We'll never know! One second, we're being told that the station's magistrates don't trust Biba (but no details on why, lest we spoil the reason his father disowned him), and the next, Biba's crew has released a horde of kabane on the city while their leader slaughters the entire conference room! There's no emotional resonance attached to this betrayal because it all happened so fast that we don't have any grasp on how it affects our actual main characters, who spend the entire episode gaping on the sidelines. It's not a bad idea for Biba to show his hand like this at some point. He's a Super Evil Dude, and you gotta go big or go home with that archetype. But this was absolutely bizarre timing, and the noticeable downturn in animation (enjoy all the panned stills!) doesn't help distract from such a huge disruption in this simple story's flow. The story has now changed completely without properly setting up the shift. Even though the Kotetsujyo's crew did basically nothing in this entire episode and even though their antagonist was only introduced one episode ago, our heroes are at the mercy of a fully bwa-ha-mode Biba as he marches on the capitol to show up his dear old dad (for reasons we still don't know).

I hate to say it, but we needed another full episode of two-faced bullshit from Biba to make this revolution work. More specifically, we needed more interactions between our heroes and his Hunters to really build conflict on a more personal level, before just changing everyone's role from Obvious McBadguy's passengers to his hostages. When Ikoma screams Biba's name with his face in the dirt at the end of this episode, it doesn't feel personal, but it probably should, right? Much more importantly, while most of this episode's missteps can still be repaired in future episodes, the disservice it does for Mumei's character can't really be taken back. The tense conversation she had with Ikoma last episode was setting up a clear choice between two sides, but this episode rips that choice away from her. Mumei won't have the opportunity to decide her own values now, because one side just revoked his sympathy card through a massive cartoony slaughter. If Mumei doesn't automatically side with the Kotetsujyo crew after this, it will completely diminish her character to "rescuable object" status, as her unbreakable brother-ties become a cheap plot device instead of a source of character conflict we can believe in. At the same time, if she does automatically side with Ikoma, then there was no point in setting up the choice between worlds to begin with! Either way, shutting down the potential for character conflict in favor of a big bad guy showpiece, before the audience was even ready for it? Bad Move. I loved how shamelessly evil Biba was last episode, but it seems going big isn't always the right answer. Everything in moderation.

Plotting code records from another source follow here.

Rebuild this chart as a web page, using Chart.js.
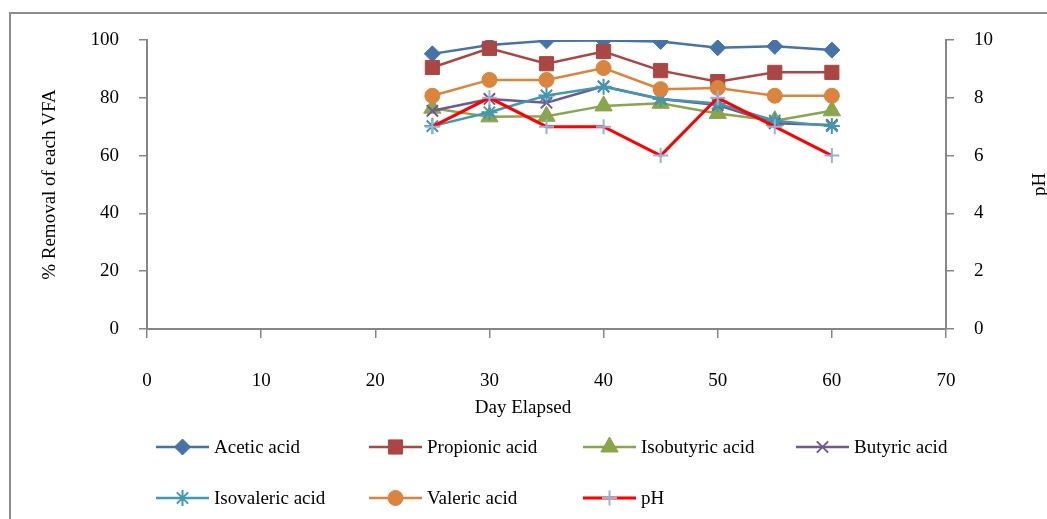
<!DOCTYPE html>
<html>
<head>
<meta charset="utf-8">
<script src="https://cdn.jsdelivr.net/npm/chart.js@4/dist/chart.umd.min.js"></script>
<style>
  html, body { margin: 0; padding: 0; background: #ffffff; }
  #wrap { width: 1047px; height: 519px; }
</style>
</head>
<body>
<div id="wrap"><canvas id="c" width="1047" height="519"></canvas></div>
<script>
// Sampling days
const days = [25, 30, 35, 40, 45, 50, 55, 60];

// Removal (%) of each volatile fatty acid
const acetic     = [95.2, 98.3, 99.7, 99.8, 99.5, 97.3, 97.8, 96.5];
const propionic  = [90.5, 97.1, 91.8, 96.0, 89.4, 85.6, 88.8, 88.8];
const isobutyric = [76.4, 73.4, 73.6, 77.2, 78.1, 74.6, 72.1, 75.5];
const butyric    = [75.5, 79.6, 78.3, 84.0, 79.6, 77.5, 71.2, 70.6];
const isovaleric = [70.2, 75.0, 80.8, 83.8, 79.6, 78.0, 72.1, 70.2];
const valeric    = [80.7, 86.2, 86.2, 90.3, 83.0, 83.4, 80.7, 80.7];

// Reactor pH
const pH = [7, 8, 7, 7, 6, 8, 7, 6];

// Axis settings
const xTicks = { min: 0, max: 70, step: 10 };
const yTicks = { min: 0, max: 100, step: 20 };
const y1Ticks = { min: 0, max: 10, step: 2 };

const FONT = 'Liberation Serif, "Times New Roman", serif';
const FONT_SIZE = 19;
const AXIS_GREY = '#868686';

const pts = vals => days.map((d, i) => ({ x: d, y: vals[i] }));

function series(label, vals, color, style, radius, axis, order, extra) {
  return Object.assign({
    label,
    data: pts(vals),
    yAxisID: axis,
    borderColor: color,
    backgroundColor: color,
    borderWidth: 2.5,
    pointStyle: style,
    pointRadius: radius,
    pointHoverRadius: radius,
    pointBackgroundColor: color,
    pointBorderColor: color,
    pointBorderWidth: 1,
    tension: 0,
    order
  }, extra || {});
}

const datasets = [
  series('Acetic acid', acetic, '#4572A7', 'rectRot', 8, 'y', 7),
  series('Propionic acid', propionic, '#AA4643', 'rect', 10, 'y', 6),
  series('Isobutyric acid', isobutyric, '#89A54E', 'triangle', 10, 'y', 5),
  series('Butyric acid', butyric, '#71588F', 'crossRot', 8, 'y', 4, { pointBorderWidth: 2 }),
  series('Isovaleric acid', isovaleric, '#4198AF', 'star', 8, 'y', 3, { pointBorderWidth: 2 }),
  series('Valeric acid', valeric, '#DB843D', 'circle', 7.5, 'y', 2),
  series('pH', pH, '#FF0000', 'cross', 7.5, 'y1', 1, {
    borderWidth: 3,
    pointBorderColor: '#95B3D7',
    pointBackgroundColor: '#95B3D7',
    pointBorderWidth: 2
  })
];

// Frame, axis titles and legend drawn around the plot
const decorations = {
  id: 'decorations',
  beforeDraw(chart) {
    const ctx = chart.ctx;
    ctx.save();
    ctx.fillStyle = '#ffffff';
    ctx.fillRect(0, 0, chart.width, chart.height);
    ctx.strokeStyle = '#8c8c8c';
    ctx.lineWidth = 2;
    ctx.beginPath();
    ctx.moveTo(10, chart.height);
    ctx.lineTo(10, 13);
    ctx.lineTo(chart.width, 13);
    ctx.stroke();
    ctx.restore();
  },
  afterDraw(chart) {
    const ctx = chart.ctx;
    const area = chart.chartArea;
    const midY = (area.top + area.bottom) / 2;
    ctx.save();
    ctx.fillStyle = '#000000';
    ctx.font = FONT_SIZE + 'px ' + FONT;
    ctx.textAlign = 'center';
    ctx.textBaseline = 'middle';

    // Axis titles
    ctx.save();
    ctx.translate(50, midY);
    ctx.rotate(-Math.PI / 2);
    ctx.fillText('% Removal of each VFA', 0, 0);
    ctx.restore();

    ctx.save();
    ctx.translate(1040, midY);
    ctx.rotate(-Math.PI / 2);
    ctx.fillText('pH', 0, 0);
    ctx.restore();

    ctx.fillText('Day Elapsed', 523, 408);

    // Legend: two rows of four / three entries
    const colX = [156, 369, 583, 796];
    const rowY = [447, 498];
    const lineLen = 53;
    chart.data.datasets.forEach((ds, i) => {
      const x0 = colX[i % 4];
      const y0 = rowY[Math.floor(i / 4)];
      ctx.strokeStyle = ds.borderColor;
      ctx.lineWidth = ds.borderWidth;
      ctx.beginPath();
      ctx.moveTo(x0, y0);
      ctx.lineTo(x0 + lineLen, y0);
      ctx.stroke();

      ctx.fillStyle = ds.pointBackgroundColor;
      ctx.strokeStyle = ds.pointBorderColor;
      ctx.lineWidth = ds.pointBorderWidth;
      Chart.helpers.drawPoint(ctx, {
        pointStyle: ds.pointStyle,
        radius: ds.pointRadius,
        borderWidth: ds.pointBorderWidth,
        rotation: 0
      }, x0 + lineLen / 2, y0);

      ctx.fillStyle = '#000000';
      ctx.textAlign = 'left';
      ctx.fillText(ds.label, x0 + lineLen + 5, y0 + 1);
    });
    ctx.restore();
  }
};

const tickFont = { family: FONT, size: FONT_SIZE };

new Chart(document.getElementById('c'), {
  type: 'line',
  data: { datasets },
  options: {
    responsive: false,
    animation: false,
    devicePixelRatio: 1,
    layout: { padding: { top: 40, left: 0, right: 0, bottom: 0 } },
    plugins: {
      legend: { display: false },
      tooltip: { enabled: false },
      title: { display: false }
    },
    scales: {
      x: {
        type: 'linear',
        position: 'bottom',
        min: xTicks.min,
        max: xTicks.max,
        ticks: { stepSize: xTicks.step, font: tickFont, color: '#000000', padding: 32, maxRotation: 0 },
        grid: { drawOnChartArea: false, drawTicks: true, tickLength: 9, color: AXIS_GREY, lineWidth: 1.5 },
        border: { color: AXIS_GREY, width: 2 },
        afterFit(s) { s.height = 190; }
      },
      y: {
        type: 'linear',
        position: 'left',
        min: yTicks.min,
        max: yTicks.max,
        ticks: { stepSize: yTicks.step, font: tickFont, color: '#000000', padding: 20 },
        grid: { drawOnChartArea: false, drawTicks: true, tickLength: 8, color: AXIS_GREY, lineWidth: 1.5 },
        border: { color: AXIS_GREY, width: 2 },
        afterFit(s) { s.width = 147; }
      },
      y1: {
        type: 'linear',
        position: 'right',
        min: y1Ticks.min,
        max: y1Ticks.max,
        ticks: { stepSize: y1Ticks.step, font: tickFont, color: '#000000', padding: 20 },
        grid: { drawOnChartArea: false, drawTicks: true, tickLength: 8, color: AXIS_GREY, lineWidth: 1.5 },
        border: { color: AXIS_GREY, width: 2 },
        afterFit(s) { s.width = 101; }
      }
    }
  },
  plugins: [decorations]
});
</script>
</body>
</html>
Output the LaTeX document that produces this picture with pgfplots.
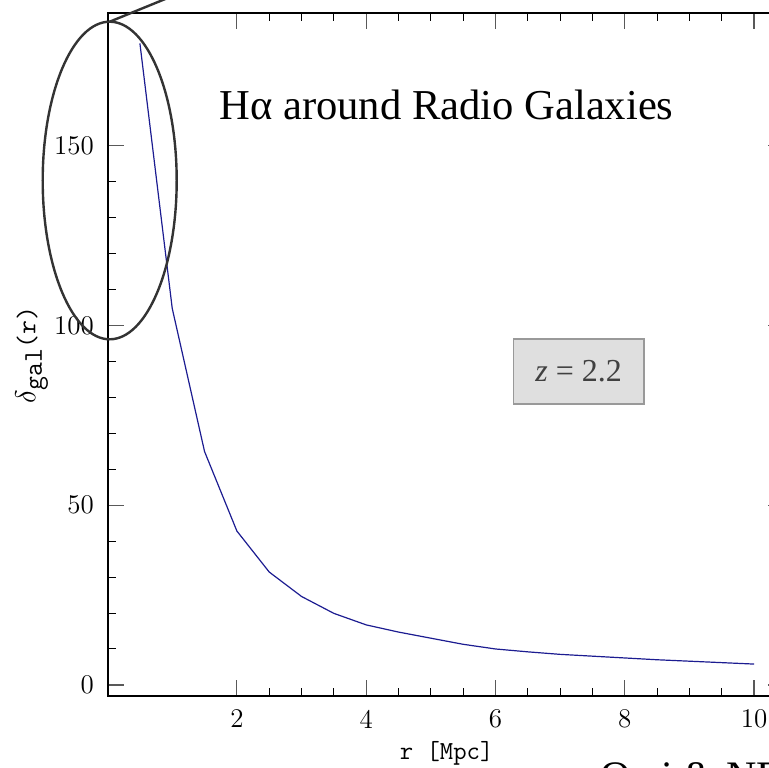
\documentclass[border=0pt]{standalone}
\usepackage{fontspec}
\usepackage{pgfplots}
\usepackage{pgfplotstable}
\pgfplotsset{compat=1.18}
\newfontfamily\serifgr{Liberation Serif}
\definecolor{curvenavy}{RGB}{28,28,145}
\newcommand\tickfont{\fontsize{13.5}{16}\selectfont}

% overdensity profile
\pgfplotstableread{
r     delta
0.5   178.4
1.0   104.7
1.5   64.9
2.0   42.8
2.5   31.4
3.0   24.6
3.5   19.9
4.0   16.7
4.5   14.7
5.0   13.0
5.5   11.3
6.0   10.0
6.5   9.2
7.0   8.5
7.5   8.0
8.0   7.5
8.5   7.0
9.0   6.6
9.5   6.2
10.0  5.8
}\profile

\begin{document}
\begin{tikzpicture}
\begin{axis}[
    at={(0,0)}, anchor=south west,
    scale only axis,
    width=338.4pt, height=341.6pt,
    xmin=0, xmax=10.47,
    ymin=-3, ymax=187,
    xtick={2,4,6,8,10},
    ytick={0,50,100,150},
    minor x tick num=3,
    minor y tick num=4,
    tick align=inside,
    major tick length=8pt,
    minor tick length=4pt,
    major tick style={gray!70!black, line width=0.6pt},
    minor tick style={black, line width=0.5pt},
    axis line style={line width=1pt},
    /pgf/number format/assume math mode=true,
    xticklabel={\tickfont\pgfmathprintnumber{\tick}},
    yticklabel={\tickfont\pgfmathprintnumber{\tick}},
    yticklabel style={xshift=-3.3pt},
    xticklabel style={yshift=-3.5pt},
    xlabel={\texttt{r [Mpc]}},
    xlabel style={at={(axis description cs:0.501,-0.0839)}, anchor=center,
        font=\fontsize{13}{15}\selectfont},
    ylabel={$\delta_{\texttt{gal}}$\texttt{(r)}},
    ylabel style={at={(axis description cs:-0.112,0.499)}, anchor=center,
        font=\fontsize{13.5}{16}\selectfont},
]
\addplot[color=curvenavy, line width=0.6pt] table[x=r, y=delta] {\profile};
\end{axis}

% annotations in image pixel coordinates
\begin{scope}[shift={(-53.8pt,347.85pt)}, x=0.5pt, y=-0.5pt]
  \draw[black!80, line width=1.2pt] (109.7,180.5) ellipse [x radius=67, y radius=158.8];
  \draw[black!80, line width=1.2pt] (109.7,21.7) -- (300,-56);
  \node[anchor=base west, inner sep=0, font=\serifgr\fontsize{21.3}{25}\selectfont]
    at (219,119.3) {Hα around Radio Galaxies};
  \node[draw=gray!80, line width=0.75pt, fill=gray!25, minimum width=65.3pt,
        minimum height=32.5pt, text=black!75, font=\serifgr\fontsize{16}{19}\selectfont]
    at (578.7,371.5) {\textit{z} = 2.2};
  \node[anchor=north west, inner sep=0, font=\serifgr\fontsize{21}{25}\selectfont]
    at (600,762.5) {Orsi \& NE};
  \pgfresetboundingbox
  \useasboundingbox (0,0) rectangle (769,767);
\end{scope}
\end{tikzpicture}
\end{document}
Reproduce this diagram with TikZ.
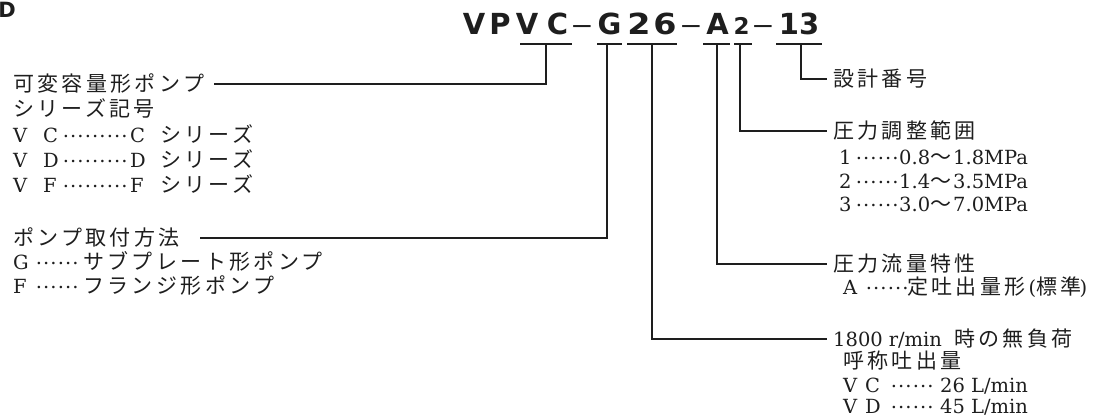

Anyway, after we all recover from the writhing wad of WTF that just wheeled by, Kabaneri decides to double down on its Titan references. Unfortunately, the end result reminded me a lot more of Witchblade, as Biba's sexy left hand lady becomes a Kabaneri-shifter in the style of AoT's Titan-shifters, puppeting a kabane colony from the inside to bash out the backside of the city so the Kotetsujyo can pass through. Of course she doesn't survive the experiment, but she does get some molten veiny boob armor to somersault around in before Biba puts her out of her misery. Kabaneri has thrown a lot of ridiculous ideas against the wall, but this doomed-femme-fatale-in-Witchblade-goo-armor was the first one to strike me as tired and lame. That sums up this episode's problem in general. The zombie carnage wasn't a well-timed surprise for once, it was just ineffectively abrupt. The screaming and anguish didn't add adrenaline to the experience, it just seemed like background noise to a tragedy that came out of nowhere. For the first time, the steampunk zombie apocalypse felt lame instead of stupidly amazing.

Twenty minutes of off-kilter execution can be disastrous for a show relying almost entirely on thrill ride mechanics, but I still have faith in Kabaneri to recover before the final curtain. Heck, I still like Biba's unvarnished Pure Evil schtick, even if this episode chose to blow his load too early. It's all a matter of timing, and this week, Kabaneri of the Iron Fortress was finally Too Much for me.

Rating: B-

Kabaneri of the Iron Fortress is currently streaming on Amazon Prime.